# What you have to do
Scan the records for the word "React". Copy each line that includes it.

— Start Records to use —

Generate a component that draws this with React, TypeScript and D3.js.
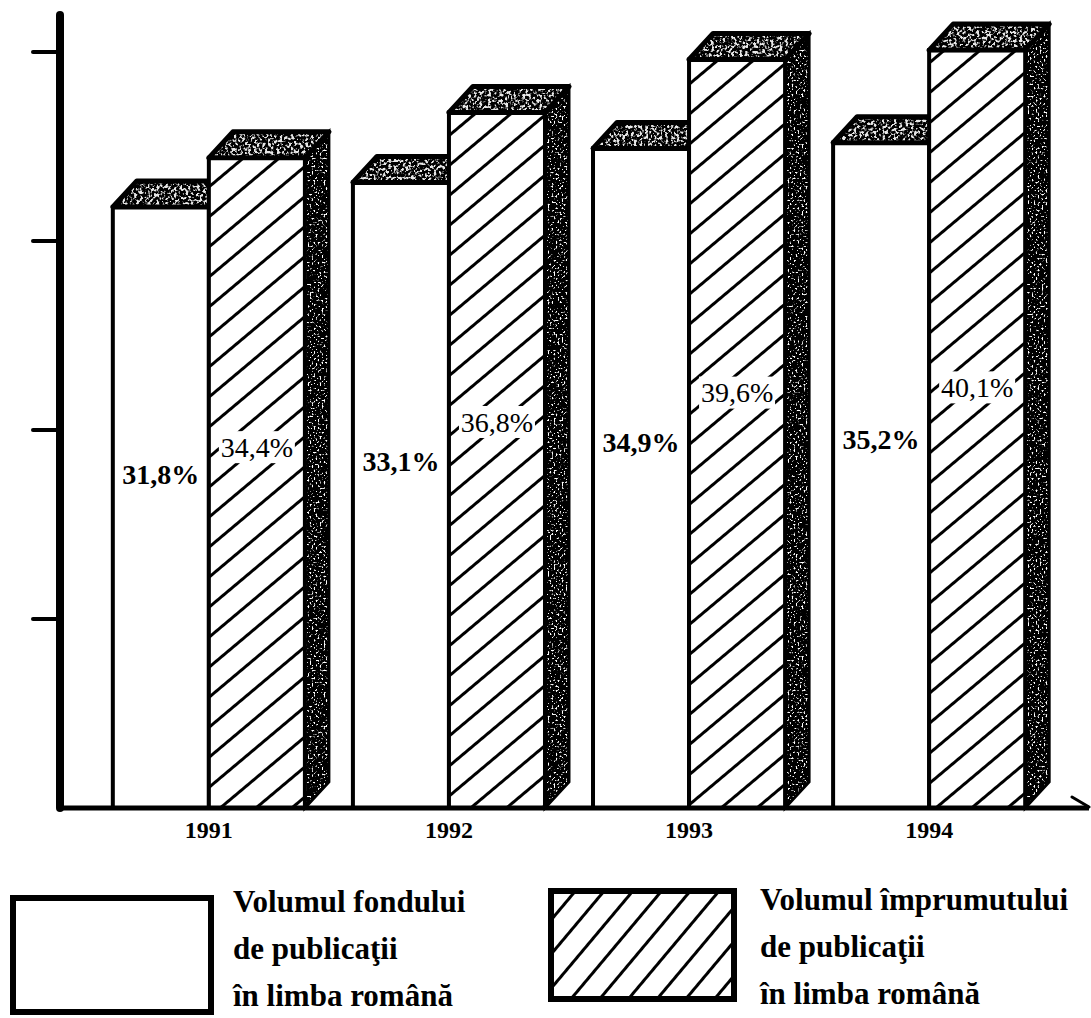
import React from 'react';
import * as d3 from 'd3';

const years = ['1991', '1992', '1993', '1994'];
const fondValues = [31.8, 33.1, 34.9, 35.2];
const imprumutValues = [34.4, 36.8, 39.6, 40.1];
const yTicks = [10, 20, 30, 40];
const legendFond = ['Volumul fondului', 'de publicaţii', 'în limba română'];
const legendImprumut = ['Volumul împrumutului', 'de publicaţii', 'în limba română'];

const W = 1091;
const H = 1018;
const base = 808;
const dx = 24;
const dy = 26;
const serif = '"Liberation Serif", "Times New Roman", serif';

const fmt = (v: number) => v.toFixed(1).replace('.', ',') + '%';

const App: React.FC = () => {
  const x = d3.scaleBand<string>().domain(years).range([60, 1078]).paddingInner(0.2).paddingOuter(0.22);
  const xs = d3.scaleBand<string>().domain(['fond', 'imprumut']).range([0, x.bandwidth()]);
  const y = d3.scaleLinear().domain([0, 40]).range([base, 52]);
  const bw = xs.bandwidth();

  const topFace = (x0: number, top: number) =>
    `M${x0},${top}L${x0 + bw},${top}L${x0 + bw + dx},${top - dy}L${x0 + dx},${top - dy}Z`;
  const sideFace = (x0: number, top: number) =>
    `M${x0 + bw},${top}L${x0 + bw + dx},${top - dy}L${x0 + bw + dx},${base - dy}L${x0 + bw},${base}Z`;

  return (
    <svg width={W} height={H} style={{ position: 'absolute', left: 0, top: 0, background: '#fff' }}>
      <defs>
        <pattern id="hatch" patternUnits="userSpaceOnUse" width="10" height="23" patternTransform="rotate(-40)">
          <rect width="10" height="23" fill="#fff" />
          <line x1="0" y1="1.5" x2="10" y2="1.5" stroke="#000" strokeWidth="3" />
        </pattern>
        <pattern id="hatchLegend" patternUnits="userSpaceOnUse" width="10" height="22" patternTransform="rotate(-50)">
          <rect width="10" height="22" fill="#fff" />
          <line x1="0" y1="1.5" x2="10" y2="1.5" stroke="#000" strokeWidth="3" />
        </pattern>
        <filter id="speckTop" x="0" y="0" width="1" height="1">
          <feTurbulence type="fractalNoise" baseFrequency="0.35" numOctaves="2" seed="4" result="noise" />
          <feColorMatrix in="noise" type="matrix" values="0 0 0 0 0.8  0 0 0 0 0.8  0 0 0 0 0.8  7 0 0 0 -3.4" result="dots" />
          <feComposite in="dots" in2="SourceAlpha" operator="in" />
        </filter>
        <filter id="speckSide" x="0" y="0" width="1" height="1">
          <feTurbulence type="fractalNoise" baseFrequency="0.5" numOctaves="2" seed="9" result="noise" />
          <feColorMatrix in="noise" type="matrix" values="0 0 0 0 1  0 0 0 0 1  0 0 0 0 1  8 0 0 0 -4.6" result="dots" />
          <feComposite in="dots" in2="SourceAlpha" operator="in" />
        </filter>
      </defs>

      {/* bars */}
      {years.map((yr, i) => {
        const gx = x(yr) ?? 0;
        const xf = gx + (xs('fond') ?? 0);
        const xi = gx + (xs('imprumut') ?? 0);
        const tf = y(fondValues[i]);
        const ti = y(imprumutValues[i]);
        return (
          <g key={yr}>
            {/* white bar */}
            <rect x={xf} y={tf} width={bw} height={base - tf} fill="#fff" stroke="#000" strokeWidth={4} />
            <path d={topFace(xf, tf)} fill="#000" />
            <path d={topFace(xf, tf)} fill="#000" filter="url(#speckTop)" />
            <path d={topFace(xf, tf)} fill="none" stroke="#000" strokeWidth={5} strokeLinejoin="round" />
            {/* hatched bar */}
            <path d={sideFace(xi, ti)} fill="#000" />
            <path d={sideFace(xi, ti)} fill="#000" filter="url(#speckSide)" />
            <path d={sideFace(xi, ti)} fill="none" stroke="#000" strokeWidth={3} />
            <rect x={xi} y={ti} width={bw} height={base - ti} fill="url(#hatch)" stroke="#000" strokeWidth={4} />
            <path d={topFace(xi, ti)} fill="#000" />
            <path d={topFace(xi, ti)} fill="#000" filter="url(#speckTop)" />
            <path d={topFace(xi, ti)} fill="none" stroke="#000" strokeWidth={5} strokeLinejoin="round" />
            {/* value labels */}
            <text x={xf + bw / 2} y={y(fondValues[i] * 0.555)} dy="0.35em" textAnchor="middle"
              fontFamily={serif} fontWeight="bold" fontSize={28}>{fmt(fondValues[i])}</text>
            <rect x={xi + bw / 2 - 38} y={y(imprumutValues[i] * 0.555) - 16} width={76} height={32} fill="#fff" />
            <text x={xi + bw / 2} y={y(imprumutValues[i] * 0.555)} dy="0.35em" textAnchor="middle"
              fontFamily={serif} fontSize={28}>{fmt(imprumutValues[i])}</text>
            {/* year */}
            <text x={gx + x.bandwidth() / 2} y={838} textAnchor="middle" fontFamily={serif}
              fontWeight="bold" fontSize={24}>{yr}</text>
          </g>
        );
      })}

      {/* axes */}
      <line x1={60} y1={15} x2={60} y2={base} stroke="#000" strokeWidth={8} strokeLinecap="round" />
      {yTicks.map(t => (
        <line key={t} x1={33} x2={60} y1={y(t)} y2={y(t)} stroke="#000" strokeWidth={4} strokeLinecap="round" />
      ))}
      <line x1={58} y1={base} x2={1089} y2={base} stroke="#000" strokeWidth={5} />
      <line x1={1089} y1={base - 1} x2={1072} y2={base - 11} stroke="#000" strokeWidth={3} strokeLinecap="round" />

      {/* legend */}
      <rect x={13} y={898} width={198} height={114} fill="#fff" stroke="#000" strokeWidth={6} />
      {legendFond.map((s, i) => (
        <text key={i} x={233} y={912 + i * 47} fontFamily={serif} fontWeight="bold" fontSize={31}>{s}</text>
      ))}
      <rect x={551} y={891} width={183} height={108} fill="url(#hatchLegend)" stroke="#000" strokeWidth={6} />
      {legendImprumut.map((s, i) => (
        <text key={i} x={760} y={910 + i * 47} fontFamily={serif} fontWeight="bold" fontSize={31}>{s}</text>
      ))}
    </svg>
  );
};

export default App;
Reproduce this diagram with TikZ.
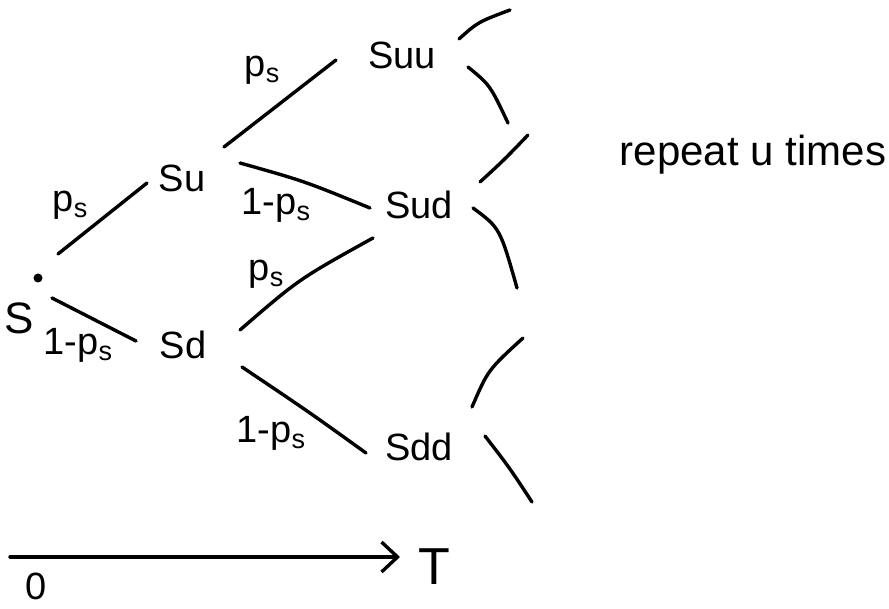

— End Records to use —

# Full solution
Generate a component that draws this with React, TypeScript and D3.js.
import React from 'react';
const App: React.FC = () => {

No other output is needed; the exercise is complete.